Isotonic vs Isometric Contractions

Isotonic (constant tension, length changes):
• Concentric: tension > load → muscle shortens (e.g., lifting/curling).
• Eccentric: tension < load → muscle lengthens while contracting (lowering weight).
Isometric (constant length, tension < load):
• No macroscopic length change; elastic elements stretch; maintains posture, stabilizes joints.

Energy Production in Muscles

Immediate ATP: free ATP (~1 sec) + creatine phosphate (CP) (~15 sec).
• ADP + CP \rightarrow ATP + C.
Glycolysis (anaerobic, cytosol):
• Each glucose → 2 \; ATP + 2 pyruvate; rapid but inefficient; by-product lactic acid lowers pH.
Aerobic metabolism (mitochondria):
• Each pyruvate → 17 \; ATP via citric acid cycle + ETC; supplies 95 % ATP at rest/mod activity.
Energy state scenarios:
• Rest: low ATP demand; fatty acids+glucose oxidized; surplus ATP builds CP & glycogen.
• Moderate exercise: ATP demand ↑; mitochondria meet need; glycogen broken to glucose; no lactate accumulation.
• Peak activity: ATP demand enormous; O₂ insufficient → glycolysis predominates → lactate + H⁺ accumulate, pH drops, fatigue ensues.

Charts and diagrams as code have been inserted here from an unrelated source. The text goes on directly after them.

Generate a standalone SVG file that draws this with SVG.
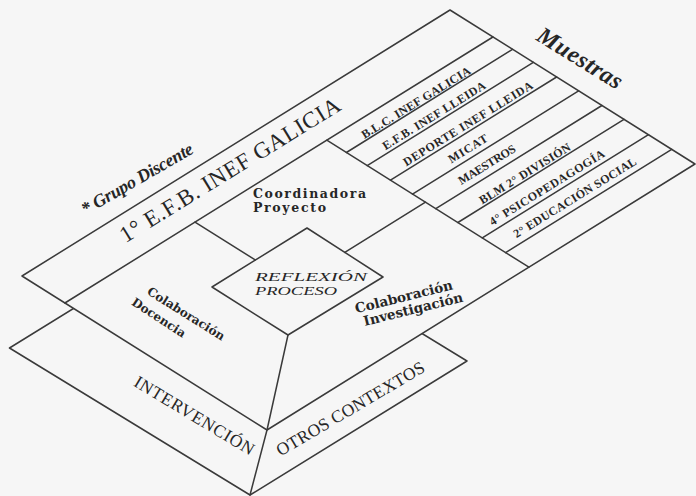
<svg xmlns="http://www.w3.org/2000/svg" width="696" height="496" viewBox="0 0 696 496">
<style>
.ln{fill:none;stroke:#3a3a3a;stroke-width:1.5;stroke-linejoin:round;stroke-linecap:round}
.pl{fill:#f6f6f6;stroke:#3a3a3a;stroke-width:1.5;stroke-linejoin:round}
.t{fill:#262626;font-family:"Liberation Serif","Times New Roman",serif}
.b{fill:#262626;font-family:"DejaVu Serif","Liberation Serif",serif;font-weight:bold}
.s{font-size:12px;font-weight:bold}
.h{font-style:italic;font-weight:bold}
</style>
<rect width="696" height="496" fill="#f6f6f6"/>

<g id="lower-plane">
  <polygon class="pl" points="9.5,348 250,495 467,361 226.5,214"/>
  <text class="t" font-size="17.5" textLength="137" transform="translate(132.7,385.3) rotate(31)">INTERVENCIÓN</text>
  <text class="t" font-size="17.5" textLength="169" transform="translate(280.6,456.6) rotate(-30.5)">OTROS CONTEXTOS</text>
</g>

<g id="upper-plane">
  <polygon class="pl" points="22,276 450,10 695,164 267,430"/>
</g>

<g id="grupo-discente">
  <line class="ln" x1="64.9" y1="303" x2="492.9" y2="37"/>
  <text class="t h" font-size="18" textLength="126" transform="translate(85.6,215.4) rotate(-30)">* Grupo Discente</text>
  <text class="t" font-size="23" textLength="255" transform="translate(125.5,243.2) rotate(-31.7)">1° E.F.B. INEF GALICIA</text>
</g>

<g id="muestras">
  <line class="ln" x1="326.8" y1="140.2" x2="528.9" y2="267.2"/>
  <line class="ln" x1="346.4" y1="152.5" x2="512.5" y2="49.3"/>
  <line class="ln" x1="367.2" y1="165.6" x2="533.3" y2="62.4"/>
  <line class="ln" x1="390.5" y1="180.2" x2="556.6" y2="77"/>
  <line class="ln" x1="412.5" y1="194.1" x2="578.6" y2="90.9"/>
  <line class="ln" x1="435.8" y1="208.7" x2="601.9" y2="105.5"/>
  <line class="ln" x1="457.9" y1="222.5" x2="624" y2="119.3"/>
  <line class="ln" x1="482.3" y1="237.9" x2="648.5" y2="134.7"/>
  <line class="ln" x1="505.6" y1="252.6" x2="671.7" y2="149.4"/>
  <text class="t h" font-size="24" textLength="96" transform="translate(535,39.4) rotate(31.8)">Muestras</text>
  <g class="t s" text-anchor="middle">
    <text textLength="126" transform="translate(418,106) rotate(-31.7)">B.L.C. INEF GALICIA</text>
    <text textLength="119" transform="translate(436,119) rotate(-31.7)">E.F.B. INEF LLEIDA</text>
    <text textLength="150" transform="translate(470,127) rotate(-31.7)">DEPORTE INEF LLEIDA</text>
    <text textLength="44" transform="translate(470,152) rotate(-31.7)">MICAT</text>
    <text textLength="65" transform="translate(489,168) rotate(-31.7)">MAESTROS</text>
    <text textLength="105" transform="translate(527,177) rotate(-31.7)">BLM 2° DIVISIÓN</text>
    <text textLength="133" transform="translate(549,191) rotate(-31.7)">4° PSICOPEDAGOGÍA</text>
    <text textLength="142" transform="translate(577,201) rotate(-31.7)">2° EDUCACIÓN SOCIAL</text>
  </g>
</g>

<g id="coordinadora">
  <text class="b" font-size="12.5" x="253" y="198" textLength="113">Coordinadora</text>
  <text class="b" font-size="12.5" x="253" y="212" textLength="73">Proyecto</text>
</g>

<g id="reflexion">
  <polygon class="pl" points="307,228 383,277 288,335 212,287"/>
  <text class="t" font-style="italic" font-size="12.5" x="255" y="281" textLength="112" lengthAdjust="spacingAndGlyphs">REFLEXIÓN</text>
  <text class="t" font-style="italic" font-size="12.5" x="255" y="295" textLength="82" lengthAdjust="spacingAndGlyphs">PROCESO</text>
</g>

<g id="colaboracion-docencia">
  <text class="b" font-size="12" transform="translate(146.2,293.6) rotate(32)">Colaboración</text>
  <text class="b" font-size="12" transform="translate(130.7,304.3) rotate(33)">Docencia</text>
</g>

<g id="colaboracion-investigacion">
  <text class="b" font-size="13.5" transform="translate(356.3,313.3) rotate(-14)">Colaboración</text>
  <text class="b" font-size="13.5" transform="translate(364.8,326) rotate(-14)">Investigación</text>
</g>

<g id="connectors">
  <line class="ln" x1="195" y1="222.1" x2="255.2" y2="259.9"/>
  <line class="ln" x1="344.8" y1="252.4" x2="425.5" y2="202.2"/>
  <polyline class="ln" points="288,335 267,430 250,495"/>
</g>
</svg>
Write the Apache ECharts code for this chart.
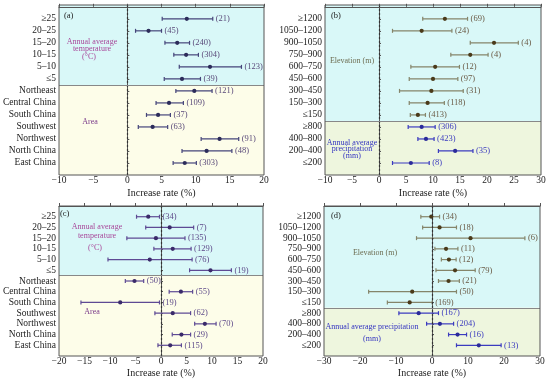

Muscle Fatigue and Recovery

Fatigue = inability to maintain power output.
• Major cause: pH decline (lactic acidosis) → ↓Ca²⁺–troponin binding + enzyme inhibition.
Under low O₂: glycolysis supplies ATP quickly but depletes glycogen within 1–2 min, yields only 4–6 % energy from glucose, raises temperature & sweating.
Recovery / Cori cycle:
• 70–80 % lactate transported to liver → converted to pyruvate → glucose → glycogen; 20–30 % directly oxidized by mitochondria.
• Requires O₂ & ATP; leads to oxygen debt (excess post-exercise O₂ consumption, EPOC).

Skeletal Muscle Fiber Types

Fast (Type II-B/X):
• Peak tension <0.01 s; large diameter; densely packed myofibrils; large glycogen; few mitochondria; powerful but fatigue rapidly; anaerobic ATP.
Slow (Type I):
• ½ diameter of fast; 3× slower twitch; abundant mitochondria, myoglobin, capillaries; primarily aerobic ATP; sustain contractions; dark red color.
(Note: Intermediate Type II-A not detailed in transcript but exists—fastish with more endurance).

Muscle Adaptations and Clinical Conditions

Hypertrophy:
• ↑ myofilaments, ↑ myofibril size, ↑ mitochondria, ↑ glycogen & glycolytic enzymes; due to repeated exhaustive stimulation; enhanced by anabolic steroids.
Atrophy:
• ↓ size, tone, power after prolonged inactivity (casting, denervation); initially reversible, extended atrophy → fiber loss.
Polio: viral destruction of motor neurons → paralysis.
Tetanus: Clostridium tetani toxin blocks inhibitory interneurons → unchecked motor neuron firing → sustained contraction; thrives in low-O₂ wounds; 40–60 % mortality without vaccination.
Botulism: C. botulinum toxin prevents ACh release → flaccid paralysis; foodborne.
Myasthenia gravis: autoimmune loss of ACh receptors → progressive weakness.
Rigor mortis: begins 2–7 h post-mortem as ATP depleted → myosin remains bound to actin; ends 1–6 days later with protein decomposition.